Bar Goldfinger had pretty standard opening hours for a bar - 6PM to 4AM - but they also advertised a happy hour from 6 to 8. This made us think that people would be there from 6 - 8. Upon walking in we realized, once again, we were wrong. There were 5 people in the bar. Holly, an awkward Brit teaching English in Kyushu. Shin, a quiet Japanese man sipping beer at the bar. Another quiet Japanese patron - so quiet that we did not get their name. Leslie, a German girl who fell in love with a Japanese girl in drag without realizing she was female, then moved to Japan to explore her sexuality. Mizuki, the bartender. And then there was us - the under-dressed, overly-excited Americans.


We walked in and Mizuki asked us how we knew about the bar. We told him, "The internet." He asked if we wanted the happy hour special - two drinks for 1000¥. That's $8.80, so we said, "Hai, arigato gozaimasu." I ordered a beer, Rachel ordered a wine. Mizuki gave us our drinks along with warm, damp towels to clean our hands and a bowl of popcorn. He explained that tonight was FTM night, so many people in the bar are in the process of transitioning. We assumed he told us this because he was worried we thought we were not, in fact, in a lesbian bar. He then bowed to us and went back behind the bar.


We sipped in a corner and took in the grandeur before us. Deep red damask carpets ran across the floors and crawled halfway up the walls where it collided with wood paneling. The wooden bars all had hooks to hang your coats and baskets to place your bags because Japan is goddamned civilized. There was a television on the wall playing what I assume were music videos, but the music wasn't matching up. It felt, in the best possible way, like a lesbian bar from 1992 trying to look like a lesbian bar from 1972 and I never, ever wanted to leave.


I finished my beer and went up to the bar for my second drink. Somehow, that first beer got me pretty tipsy, and I ended up talking to Holly, Shin, and Leslie who were sitting at the bar with Mizuki.

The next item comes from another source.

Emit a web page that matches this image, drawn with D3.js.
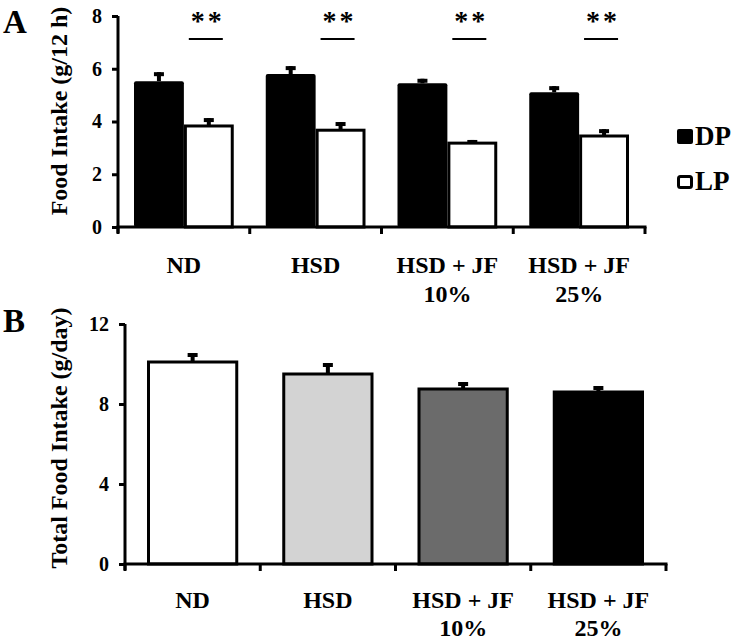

Holly's parents were arriving from Britain the next day and she was up in Tokyo to meet them. She decided to come a day early to explore Tokyo on her own (and hit up the one dyke bar, naturally). She seemed lonely, cautious, and curious. Leslie arrived in Tokyo from the "part of Germany know one knows exists," a few months earlier and had managed to snag a barista job in Tokyo. She's been making friends and falling in love since she arrived. Shin seemed overwhelmed by the amount of English being tossed around. Mizuki seemed amused and told us he was going to put something on the TV for us. First, he would get me a drink. I couldn't decide between another beer or a shot of tequila. Somehow, through the intoxicating magic of Bar Goldfinger, I was convinced to put a shot of tequila inside of my beer.


Queer Martha advice: put a shot of tequila in your beer. It's kind of great.


Mizuki went over to the television and started playing Ellen Page's first installment of Gaycation, which takes place in Tokyo and features Bar Goldfinger. The whole bar - all 7 of us - gravitated toward the screen. In the show, Ellen discovers how difficult it is to come out in Japan. She tells us that there is still a great deal of shame and secrecy surrounding queerness in Japan. At this point, Bar Goldfinger began to feel a little different to drunk Lizzie and Rachel. There was something desperate and individualistic about the characters surrounding us, each having his or her own perspectives. Shin and Mizuki nodded their heads as the people on the TV told us that it is not illegal to be gay in Japan, it's just so damn shameful to break from the norm. As they were nodding their heads to the invocation of shame, Leslie the German stated bluntly that Ellen Page is being over-dramatic. The people in Japan are so warm and open, all you have to do is say you are gay and they will accept you! You just can't be afraid. You have to do it. Be who you are! Meanwhile, the Americans are trying to bridge the gap between these two world views by preaching some grand platitude such as, "Well, it is different for someone who has the culture in their blood, you know? I mean, that is part of the reason you left Germany, after all, you know? All cultures have their beautiful sides and their sides that need improving!" While all of this is happening, the Brit is still standing awkwardly to the side wondering whom she should sit next to.


This queer Casablanca, with everyone flocking to the one safe gin joint in town and feeling their understanding of the world crash into someone else's, was a beautiful thing to experience. As we were all discussing the power of culture to allow you to live the life you want, it suddenly started hailing outside. Tiny pellets of bright white ice popped up from the black pavement as fast as they flew down from the grey clouds. All of Bar Goldfinger rushed out to the street to stand in the storm and dance in the strange, unseasonable weather. I'm holding on to the memory of Holly, the lonely, awkward Brit, opening up her arms to the hail and twirling around in the middle of the street. She seemed so happy.


Later, when I was recounting this story to others who were also in Tokyo that night, no one else knew there was a hail storm that lasted 10 minutes around 10PM. No one saw else saw the hail. The storm was just for us to remember that it doesn't take much to see that the problems of [seven] little people don't amount to a hill of beans in this crazy world. I am trying really hard to incorporate a line from Casablanca, and that's the best I could do. It was also enough for us to think we should kickstart a revamp of Casablanca that takes place in a gay bar in Tokyo. Let me know if you want to contribute!


And don't forget - tequila in your beer is a solid choice.